Monday, March 03, 2014

A speech is not a story just because it's a speech

Really, it's too much. As in, Officially Too Much. The toad-eating supineness of the Australian tech press has me sick to the gullet.

Ever since the mid-1990s, nearly every tech journalist in the world has coveted both the credibility and the pay packet of the Real Business Journalist. See, you can take any press-ganged loser from the tech press, slide them into a job with (say) the Australian Financial Review, and effectively double their income.

A douche with a tech masthead is one-half a douche in business media. That's the cold equation that makes the tech press wank and dribble to prove their worth in front of suits, all the world over.

And it's really, really easy to make a tech journalist make them think they're AFR-fodder: expose them to suits.

Get a tech journalist in front of a speech by a CEO – or even better, to the extent of “do you need a towel sir?”, an interview with a CEO – and you have a stenographer.

Drop on a lunch with free booze and they'll use the table-napkin in place of the towel.

As far as I can see from what I've read from the speech Telstra's CEO, David Thodey, gave today, he said nothing remarkable. He delivered a boilerplate piece that had been written by one hand, PR-tested by another, market-tested by another, and lawyered by another. Four hands on one wank, which should say something but probably doesn't.

It's like a cornflake, really: telling the nutritional value between the speech and the paper it was written on would get you down to quantum physics.

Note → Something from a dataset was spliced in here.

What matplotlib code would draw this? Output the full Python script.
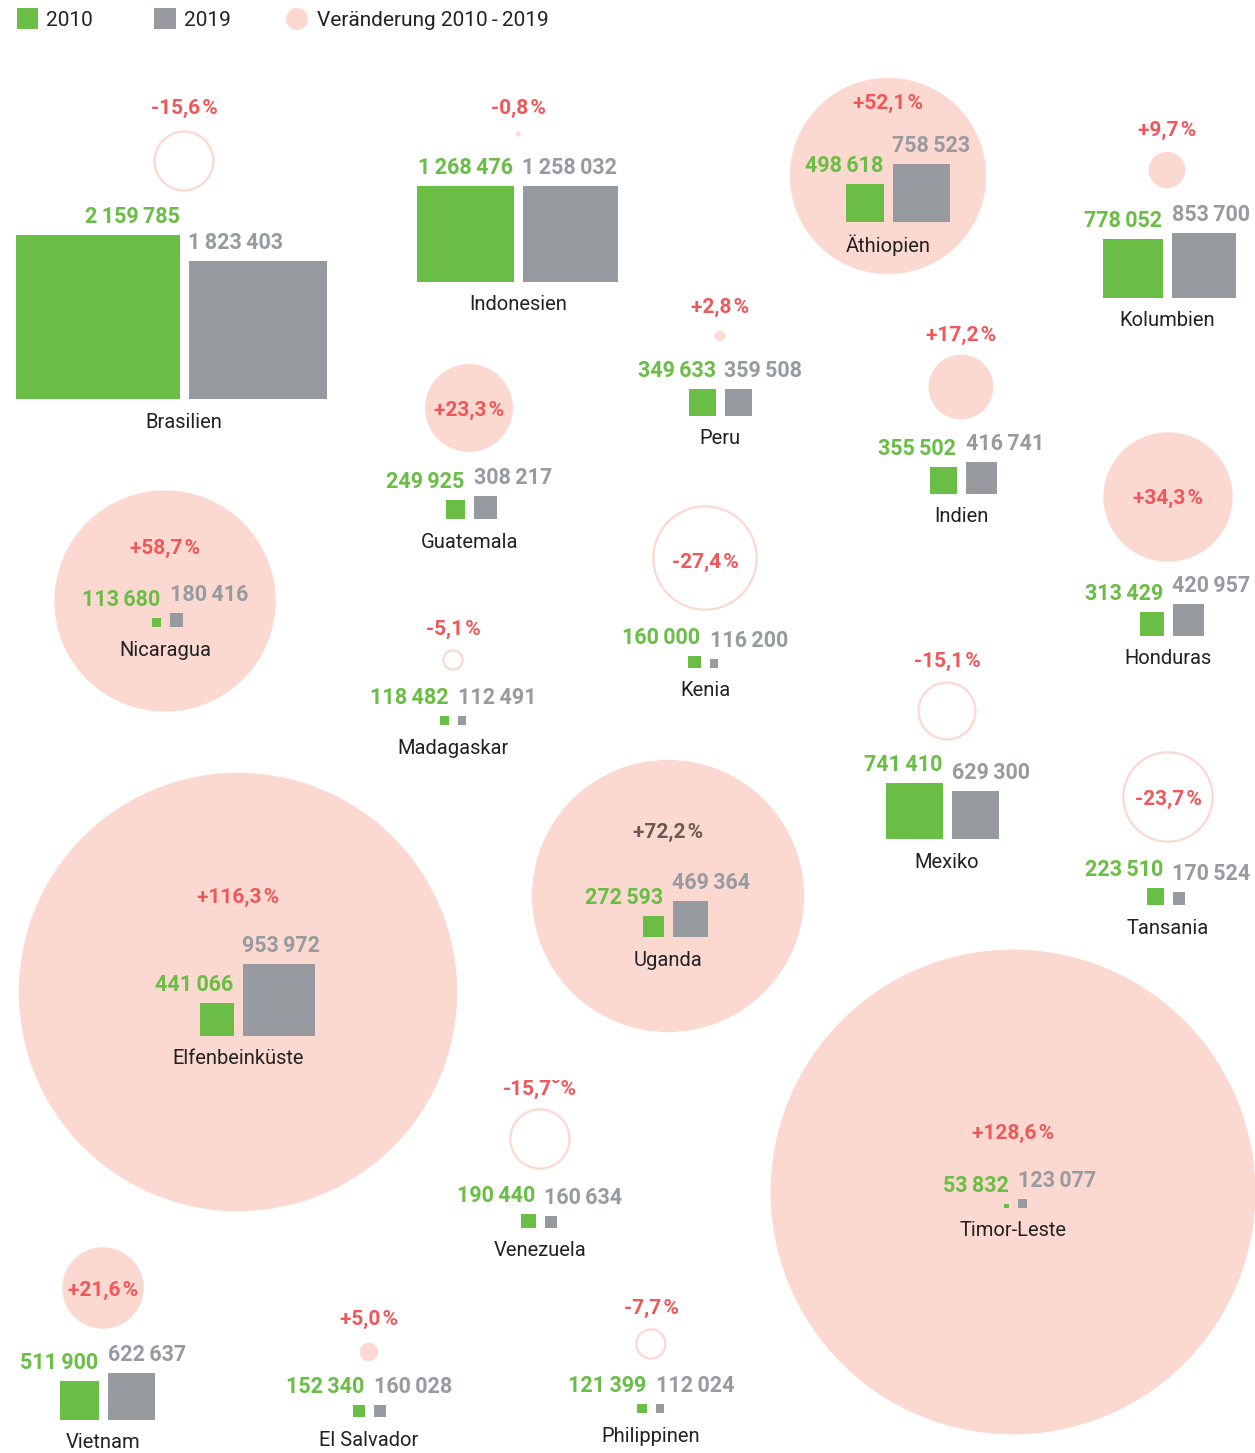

But journalists present at the speech have things to prove: (1) it's worth my absence from the office; (2) I'm a journalist who can report a speech; and (3) I can extract nourishment out of the cardboard, if need be.

Thodey. Said. Nothing.

Nothing new, nothing of note, nothing of value, nothing that wouldn't worry some investors, nothing that wouldn't make some market smart-alecks think they had an inside run on some kind of information.

Because that, dear media, is his job. Never, ever do anything but reassure the investors.

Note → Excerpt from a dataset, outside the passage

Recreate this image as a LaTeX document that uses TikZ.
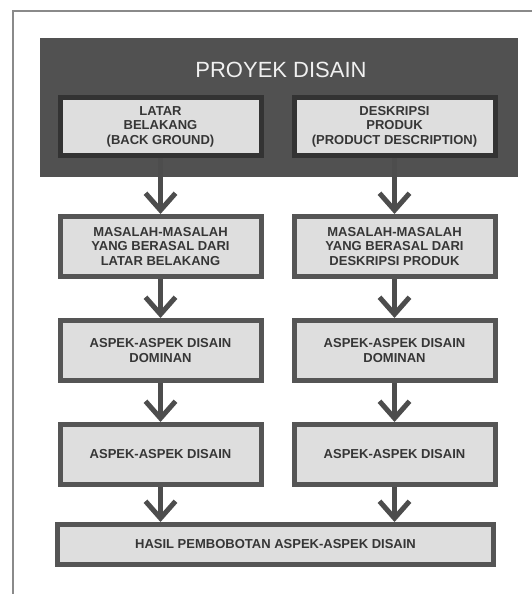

Really: if David Thodey says “Telstra wants to be more intimate with its customers” – the only aspect worth reporting is that it's a statement of such visceral creepiness that you'd bloody sign on with Vodafone to avoid it.

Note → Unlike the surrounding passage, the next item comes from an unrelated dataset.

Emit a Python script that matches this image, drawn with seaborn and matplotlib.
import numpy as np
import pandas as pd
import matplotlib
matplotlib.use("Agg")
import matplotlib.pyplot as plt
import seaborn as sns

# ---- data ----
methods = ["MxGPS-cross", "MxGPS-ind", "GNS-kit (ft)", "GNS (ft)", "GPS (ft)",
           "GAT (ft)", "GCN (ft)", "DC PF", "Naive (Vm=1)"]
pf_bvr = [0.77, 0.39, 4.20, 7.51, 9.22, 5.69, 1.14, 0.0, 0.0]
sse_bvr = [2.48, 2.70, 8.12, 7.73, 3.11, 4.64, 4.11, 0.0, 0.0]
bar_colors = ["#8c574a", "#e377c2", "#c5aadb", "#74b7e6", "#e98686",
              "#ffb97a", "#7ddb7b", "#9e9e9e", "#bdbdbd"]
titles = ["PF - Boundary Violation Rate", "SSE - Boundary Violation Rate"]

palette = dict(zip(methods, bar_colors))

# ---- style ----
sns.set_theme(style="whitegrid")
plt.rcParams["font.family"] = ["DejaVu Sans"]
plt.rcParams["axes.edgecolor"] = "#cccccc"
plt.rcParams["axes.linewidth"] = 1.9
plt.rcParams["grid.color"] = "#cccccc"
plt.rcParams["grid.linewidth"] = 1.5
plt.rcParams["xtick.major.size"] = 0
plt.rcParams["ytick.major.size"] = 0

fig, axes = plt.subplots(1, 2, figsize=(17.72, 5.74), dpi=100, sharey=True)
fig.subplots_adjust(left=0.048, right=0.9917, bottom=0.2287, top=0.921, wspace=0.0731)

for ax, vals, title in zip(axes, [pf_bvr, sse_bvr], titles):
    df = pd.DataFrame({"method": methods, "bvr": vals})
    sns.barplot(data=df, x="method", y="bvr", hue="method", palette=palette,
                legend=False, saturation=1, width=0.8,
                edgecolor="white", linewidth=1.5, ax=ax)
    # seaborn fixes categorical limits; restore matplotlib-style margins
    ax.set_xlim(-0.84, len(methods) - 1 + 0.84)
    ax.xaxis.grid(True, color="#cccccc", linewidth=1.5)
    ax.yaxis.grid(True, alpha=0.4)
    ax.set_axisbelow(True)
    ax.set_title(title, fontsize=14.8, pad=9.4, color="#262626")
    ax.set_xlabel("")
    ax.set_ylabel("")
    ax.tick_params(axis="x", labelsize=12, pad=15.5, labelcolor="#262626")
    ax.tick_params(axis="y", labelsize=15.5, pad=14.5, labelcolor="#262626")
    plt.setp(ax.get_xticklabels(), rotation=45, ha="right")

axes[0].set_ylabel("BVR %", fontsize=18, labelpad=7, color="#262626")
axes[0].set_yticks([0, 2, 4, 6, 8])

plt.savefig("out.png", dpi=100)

If he says he's going to “protect shareholder value”, it's both his obligation and a repetition of the same chorus he's sung throughout his whole incumbency.

He said “digital first”? In case you idiots weren't watching, the entire Telstra network went digital while you were anticipating your first date. Like, that was 1990s news kiddies.

The customer is number one?” – I've never known of a Telstra CEO who didn't manage some variation on that theme. And my history of Telstra goes back to the late 1980s when it was still “Telecom”.

I'm sick utterly to my epiglottis with the idea that “a speech is a story merely because it was given”. What, the CEO didn't fall over on the stairs, declare himself a communist, come out in front of an audience, or grope the nearest biped before he came on stage? He just stood behind a microphone and read a script?

That's a speech. It's not a story. Save me.